Semiconductor CdO as a Blocking Layer Material on DSSC Electrode: Mechanism and Application

We fabricated dye-sensitized solar cells (DSSCs) with SnO2 nanoparticles coated with thin layers of CdO on the surfaces into a core-shell-type structure with various Cd/Sn ratios, and studied their effects on the DSSC performance as a function of the CdO shell thickness. CdO is an n-type semiconductor with a conduction band edge lower than that of SnO2 and, thus, has not been considered as a blocking layer material in the previous studies. The overall conversion efficiency of the DSSC was increased until the Cd/Sn ratio was 0.10, but was dramatically decreased when Cd/Sn was 0.20, compared with that of pure SnO2. The DSSC with Cd/Sn = 0.05 showed an efficiency of 3.25%, which is improved by 59% from that of pure SnO2. The influences of the CdO shells were studied by X-ray diffraction, nitrogen adsorption, dye adsorption, scanning and transmission electron microscopy, UV-vis diffuse reflectance spectroscopy, and electrochemical measurements. When the Cd-content is low, the flat band potential of the electrode, determined by the Mott-Schottky analyses, was negatively shifted, and the electron density accumulated into the electrode, determined by analyzing the chronoamperometry data, was decreased from those of pure SnO2. In addition, the amount of adsorbed dye molecules oil the SnO2 surface was increased. Since the CdO shell thickness is very small, the semiconductor properties of CdO do not appear in these samples.
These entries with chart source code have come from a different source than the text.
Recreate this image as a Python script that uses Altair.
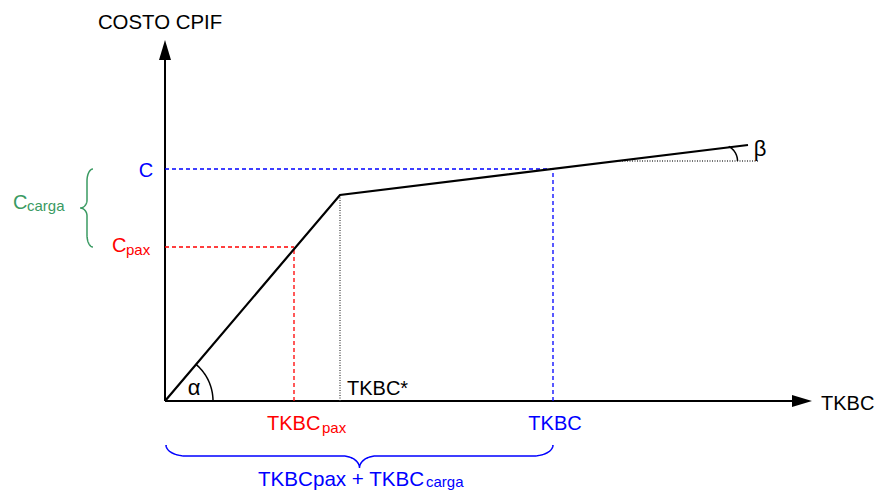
import altair as alt
import pandas as pd
import numpy as np

# ---- diagram values (origin = axes intersection; x to the right, y upwards) ----
curve_x = [0, 175, 583]          # TKBC of the cost curve points (origin, TKBC*, end)
curve_y = [0, 206, 256]          # COSTO CPIF at those points
tkbc_star = 175
tkbc_pax, c_pax = 129, 154
tkbc_tot, c_tot = 388, 232
x_axis_end, y_axis_end = 630, 345
x_arrow, y_arrow = 637, 351
alpha_r = 48
beta_y, beta_x0, beta_x1 = 240, 452, 593
beta_cx, beta_r, beta_deg = 556, 16.5, 62

label_text = ["COSTO CPIF", "TKBC", "C", "C", "pax", "C", "carga", "TKBC*",
              "TKBC", "pax", "TKBC", "TKBCpax + TKBC", "carga", "α", "β"]
label_x = [-5, 656, -19, -53, -39, -152, -138, 182, 102, 157, 390, 93, 261, 29, 595]
label_y = [372, -9, 224, 149, 146.5, 192, 190, 6, -29, -32, -29, -84.5, -85.5, 6, 245]
label_color = ["black", "black", "#0000ff", "#ff0000", "#ff0000", "#3a9a62", "#3a9a62",
               "black", "#ff0000", "#ff0000", "#0000ff", "#0000ff", "#0000ff", "black", "black"]
label_size = [20.4, 20, 20, 20, 15, 20, 15, 20, 20, 15, 20, 20.6, 15, 22, 22]
label_align = ["center", "left", "center", "left", "left", "left", "left", "left",
               "left", "left", "center", "left", "left", "center", "center"]

XS = alt.Scale(domain=[-157, 711])
YS = alt.Scale(domain=[-89, 393])


def X(f="x"):
    return alt.X(f"{f}:Q", scale=XS, axis=None)


def Y(f="y"):
    return alt.Y(f"{f}:Q", scale=YS, axis=None)


def brace(a, b, base, body, tip, r1, r2, n=24):
    th = np.linspace(0, np.pi / 2, n)
    m = (a + b) / 2
    u1 = a + r1 - r1 * np.cos(th)
    v1 = base + (body - base) * np.sin(th)
    u2 = m - r2 + r2 * np.sin(th)
    v2 = tip - (tip - body) * np.cos(th)
    uh = np.concatenate([u1, u2])
    vh = np.concatenate([v1, v2])
    u = np.concatenate([uh, (2 * m - uh)[::-1]])
    v = np.concatenate([vh, vh[::-1]])
    return u, v


def line_layer(xs, ys, color, width=2.0, dash=None):
    df = pd.DataFrame({"x": xs, "y": ys, "i": range(len(xs))})
    kw = dict(color=color, strokeWidth=width)
    if dash:
        kw["strokeDash"] = dash
    return alt.Chart(df).mark_line(**kw).encode(x=X(), y=Y(), order=alt.Order("i:Q"))


def rule_layer(rows, color, width=1.3, dash=None):
    df = pd.DataFrame(rows, columns=["x", "y", "x2", "y2"])
    kw = dict(color=color, strokeWidth=width)
    if dash:
        kw["strokeDash"] = dash
    return alt.Chart(df).mark_rule(**kw).encode(x=X(), y=Y(), x2="x2:Q", y2="y2:Q")


layers = []

# axes
layers.append(rule_layer([[0, 0, x_axis_end, 0], [0, 0, 0, y_axis_end]], "black", 2))
arrows = pd.DataFrame({"x": [x_arrow, 0], "y": [0, y_arrow],
                       "shape": ["M1,0L-1,-0.6L-1,0.6Z", "M0,-1L0.6,1L-0.6,1Z"]})
layers.append(alt.Chart(arrows).mark_point(filled=True, size=400, color="black", opacity=1)
              .encode(x=X(), y=Y(), shape=alt.Shape("shape:N", scale=None)))

# guide lines
layers.append(rule_layer([[0, c_pax, tkbc_pax, c_pax], [tkbc_pax, 0, tkbc_pax, c_pax]],
                         "#ff0000", 1.3, [4, 3]))
layers.append(rule_layer([[0, c_tot, tkbc_tot, c_tot], [tkbc_tot, 0, tkbc_tot, c_tot]],
                         "#0000ff", 1.3, [4, 3]))
layers.append(rule_layer([[tkbc_star, 0, tkbc_star, curve_y[1]],
                          [beta_x0, beta_y, beta_x1, beta_y]], "#444444", 1.3, [1, 1.5]))

# cost curve
layers.append(line_layer(curve_x, curve_y, "black", 2.2))

# angle arcs
a_end = np.arctan2(curve_y[1], curve_x[1])
th = np.linspace(0, a_end, 30)
layers.append(line_layer(alpha_r * np.cos(th), alpha_r * np.sin(th), "black", 1.5))
thb = np.linspace(0, np.radians(beta_deg), 20)
layers.append(line_layer(beta_cx + beta_r * np.cos(thb), beta_y + beta_r * np.sin(thb), "black", 1.5))

# braces
bu, bv = brace(1, tkbc_tot, -44, -55, -67, 20, 17)
layers.append(line_layer(bu, bv, "#0000ff", 1.5))
gu, gv = brace(c_pax, c_tot, -72, -78, -85, 12, 8)
layers.append(line_layer(gv, gu, "#3a9a62", 1.5))

# labels
labels = pd.DataFrame({"text": label_text, "x": label_x, "y": label_y, "color": label_color,
                       "size": label_size, "align": label_align})
for al in ["left", "center"]:
    sub = labels[labels["align"] == al]
    layers.append(alt.Chart(sub).mark_text(font="Liberation Sans", baseline="alphabetic", align=al)
                  .encode(x=X(), y=Y(), text="text:N",
                          color=alt.Color("color:N", scale=None),
                          size=alt.Size("size:Q", scale=None)))

chart = alt.layer(*layers).properties(
    width=868, height=482, padding=0, autosize=alt.AutoSizeParams(type="none"),
    background="white"
).configure_view(stroke=None)

chart.save("out.html", embed_options={"renderer": "svg", "actions": False})
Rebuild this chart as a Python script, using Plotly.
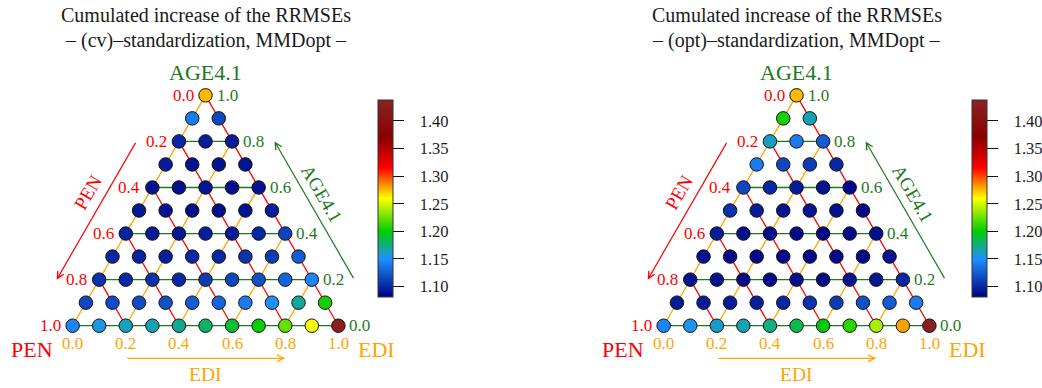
import math
import plotly.graph_objects as go

# ---------------- data ----------------
# Values per row of the simplex lattice (row 0 = AGE4.1 corner, row 10 = AGE4.1 = 0),
# within a row from left (EDI = 0) to right (EDI increasing).
age_levels = [1.0, 0.9, 0.8, 0.7, 0.6, 0.5, 0.4, 0.3, 0.2, 0.1, 0.0]
edi_steps = [0.0, 0.1, 0.2, 0.3, 0.4, 0.5, 0.6, 0.7, 0.8, 0.9, 1.0]

cv_rows = [
    [1.275],
    [1.14, 1.115],
    [1.10, 1.095, 1.095],
    [1.095, 1.09, 1.09, 1.09],
    [1.09, 1.088, 1.09, 1.088, 1.09],
    [1.092, 1.09, 1.088, 1.088, 1.09, 1.095],
    [1.098, 1.094, 1.092, 1.096, 1.095, 1.10, 1.113],
    [1.10, 1.098, 1.096, 1.10, 1.10, 1.105, 1.11, 1.125],
    [1.105, 1.10, 1.105, 1.10, 1.11, 1.115, 1.12, 1.13, 1.145],
    [1.115, 1.118, 1.118, 1.12, 1.125, 1.13, 1.14, 1.15, 1.17, 1.205],
    [1.145, 1.155, 1.163, 1.165, 1.172, 1.18, 1.19, 1.202, 1.223, 1.258, 1.43],
]
opt_rows = [
    [1.275],
    [1.205, 1.165],
    [1.163, 1.14, 1.125],
    [1.14, 1.115, 1.11, 1.10],
    [1.115, 1.10, 1.095, 1.09, 1.085],
    [1.105, 1.095, 1.09, 1.09, 1.088, 1.085],
    [1.095, 1.088, 1.088, 1.086, 1.086, 1.086, 1.088],
    [1.09, 1.086, 1.085, 1.085, 1.085, 1.086, 1.086, 1.09],
    [1.09, 1.088, 1.086, 1.086, 1.088, 1.086, 1.09, 1.092, 1.10],
    [1.095, 1.094, 1.094, 1.096, 1.10, 1.105, 1.11, 1.12, 1.125, 1.14],
    [1.145, 1.153, 1.16, 1.165, 1.175, 1.185, 1.197, 1.21, 1.24, 1.28, 1.43],
]
titles_line2 = ["\u2013 (cv)\u2013standardization, MMDopt \u2013",
                "\u2013 (opt)\u2013standardization, MMDopt \u2013"]
title_line1 = "Cumulated increase of the RRMSEs"
axis_ticks = [0.0, 0.2, 0.4, 0.6, 0.8, 1.0]
grid_levels = [0.0, 0.2, 0.4, 0.6, 0.8]
cbar_ticks = [1.10, 1.15, 1.20, 1.25, 1.30, 1.35, 1.40]
cmin, cmax = 1.081, 1.438

# ---------------- style ----------------
FONT = "Liberation Serif, Times New Roman, serif"
RED = "#ff0000"
GREEN = "#1b7a1b"
ORANGE = "#ffa500"
S3 = math.sqrt(3) / 2


def norm(v):
    return (v - cmin) / (cmax - cmin)


colorscale = [
    [0.0, "#000080"],
    [norm(1.15), "#1e90ff"],
    [norm(1.20), "#00cd00"],
    [norm(1.26), "#ffff00"],
    [norm(1.315), "#ff0000"],
    [norm(1.37), "#8b0000"],
    [1.0, "#8b2323"],
]


def xy(pen, age, edi):
    return edi + age / 2.0, age * S3


fig = go.Figure()

for p, rows in enumerate([cv_rows, opt_rows]):
    xr = "x" if p == 0 else "x2"
    yr = "y" if p == 0 else "y2"
    # grid lines
    for col, kind in [(ORANGE, "edi"), (RED, "pen"), (GREEN, "age")]:
        gx, gy = [], []
        for v in grid_levels:
            if kind == "age":
                a = xy(1 - v, v, 0)
                b = xy(0, v, 1 - v)
            elif kind == "edi":
                a = xy(1 - v, 0, v)
                b = xy(0, 1 - v, v)
            else:
                a = xy(v, 0, 1 - v)
                b = xy(v, 1 - v, 0)
            gx += [a[0], b[0], None]
            gy += [a[1], b[1], None]
        fig.add_trace(go.Scatter(x=gx, y=gy, mode="lines", xaxis=xr, yaxis=yr,
                                 line=dict(color=col, width=1.3),
                                 hoverinfo="skip", showlegend=False))
    # points
    px, py, pc, ht = [], [], [], []
    for r, row in enumerate(rows):
        age = age_levels[r]
        for k, val in enumerate(row):
            edi = edi_steps[k]
            pen = 1 - age - edi
            x, y = xy(pen, age, edi)
            px.append(x)
            py.append(y)
            pc.append(val)
            ht.append(f"PEN={pen:.1f} AGE4.1={age:.1f} EDI={edi:.1f}: {val:.3f}")
    fig.add_trace(go.Scatter(
        x=px, y=py, mode="markers", xaxis=xr, yaxis=yr, text=ht, hoverinfo="text",
        cliponaxis=False, showlegend=False,
        marker=dict(size=13.5, color=pc, coloraxis="coloraxis" if p == 0 else "coloraxis2",
                    line=dict(color="#111111", width=1)),
    ))

    def ann(x, y, text, color, size, **kw):
        fig.add_annotation(x=x, y=y, xref=xr, yref=yr, text=text, showarrow=False,
                           font=dict(family=FONT, size=size, color=color), **kw)

    # tick labels
    for t in axis_ticks:
        x, y = xy(t, 1 - t, 0)      # PEN ticks on left edge
        ann(x, y, f"{t:.1f}", RED, 17, xanchor="right", xshift=-10)
        x, y = xy(0, t, 1 - t)      # AGE ticks on right edge
        ann(x, y, f"{t:.1f}", GREEN, 17, xanchor="left", xshift=9)
        x, y = xy(1 - t, 0, t)      # EDI ticks along bottom
        ann(x, y, f"{t:.1f}", ORANGE, 17, yshift=-18)

    # corner titles
    x, y = xy(0, 1, 0)
    ann(x, y, "AGE4.1", GREEN, 22, yshift=23)
    x, y = xy(1, 0, 0)
    ann(x, y, "PEN", RED, 22, xshift=-41, yshift=-24)
    x, y = xy(0, 0, 1)
    ann(x, y, "EDI", ORANGE, 22, xshift=38, yshift=-24)

    # side arrows (edges shifted outward)
    off = 0.16
    a0 = xy(0.2, 0.8, 0); a1 = xy(0.8, 0.2, 0)
    fig.add_annotation(x=a1[0] - off, y=a1[1], ax=a0[0] - off, ay=a0[1], xref=xr, yref=yr,
                       axref=xr, ayref=yr, showarrow=True, arrowhead=5, arrowsize=1.1,
                       arrowwidth=1.2, arrowcolor=RED, text="")
    ann((a0[0] + a1[0]) / 2 - off - 0.0327, (a0[1] + a1[1]) / 2 + 0.0677, "PEN", RED, 19,
        textangle=-60)
    b0 = xy(0, 0.2, 0.8); b1 = xy(0, 0.8, 0.2)
    fig.add_annotation(x=b1[0] + off, y=b1[1], ax=b0[0] + off, ay=b0[1], xref=xr, yref=yr,
                       axref=xr, ayref=yr, showarrow=True, arrowhead=5, arrowsize=1.1,
                       arrowwidth=1.2, arrowcolor=GREEN, text="")
    ann((b0[0] + b1[0]) / 2 + off + 0.0263, (b0[1] + b1[1]) / 2 + 0.0628, "AGE4.1", GREEN, 19,
        textangle=60)
    c0 = xy(0.8, 0, 0.2); c1 = xy(0.2, 0, 0.8)
    yoff = 0.1226
    fig.add_annotation(x=c1[0], y=c1[1] - yoff, ax=c0[0], ay=c0[1] - yoff, xref=xr, yref=yr,
                       axref=xr, ayref=yr, showarrow=True, arrowhead=5, arrowsize=1.1,
                       arrowwidth=1.2, arrowcolor=ORANGE, text="")
    ann(0.5, -0.183, "EDI", ORANGE, 19.5)

    # titles
    ann(0.5, 1.168, title_line1, "#1a1a1a", 20)
    ann(0.5, 1.074, titles_line2[p], "#1a1a1a", 20)

cbar_common = dict(
    thickness=15, len=197, lenmode="pixels", y=1 - 198.5 / 388, yanchor="middle",
    xanchor="left", xpad=0, ypad=0, outlinewidth=1, outlinecolor="#333333",
    ticks="outside", ticklen=11, tickwidth=1, tickcolor="#111111",
    tickvals=cbar_ticks, ticktext=["\u00a0\u00a0\u00a0" + f"{v:.2f}" for v in cbar_ticks],
    tickfont=dict(family=FONT, size=16.5, color="#1a1a1a"),
)

fig.update_layout(
    width=1042, height=388,
    margin=dict(l=0, r=0, t=0, b=0),
    paper_bgcolor="white", plot_bgcolor="white",
    showlegend=False,
    coloraxis=dict(colorscale=colorscale, cmin=cmin, cmax=cmax,
                   colorbar=dict(x=378.3 / 1042, **cbar_common)),
    coloraxis2=dict(colorscale=colorscale, cmin=cmin, cmax=cmax,
                    colorbar=dict(x=971.7 / 1042, **cbar_common)),
    xaxis=dict(domain=[0, 0.5], range=[-0.2733, 1.6853], visible=False, fixedrange=True),
    yaxis=dict(domain=[0, 1], range=[-0.2342, 1.2244], visible=False, fixedrange=True),
    xaxis2=dict(domain=[0.5, 1], range=[-0.5387, 1.4199], visible=False, fixedrange=True),
    yaxis2=dict(domain=[0, 1], range=[-0.2342, 1.2244], visible=False, fixedrange=True),
)

fig.write_html("out.html", config={"displayModeBar": False},
               post_script="document.body.style.margin='0px';")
These changes of the physicochemical properties of SnO2 by the thin CdO shells improved the conversion efficiency and the effects of the CdO shells could be explained with the high basicity of CdO. However, when the Cd/Sn ratio was 0.20, the CdO shell became thick enough to show a narrower band gap and a lower conduction band edge than those SnO2, whose negative effects were more than offset those from the basicity of the CdO shell, and the conversion efficiency was greatly suppressed.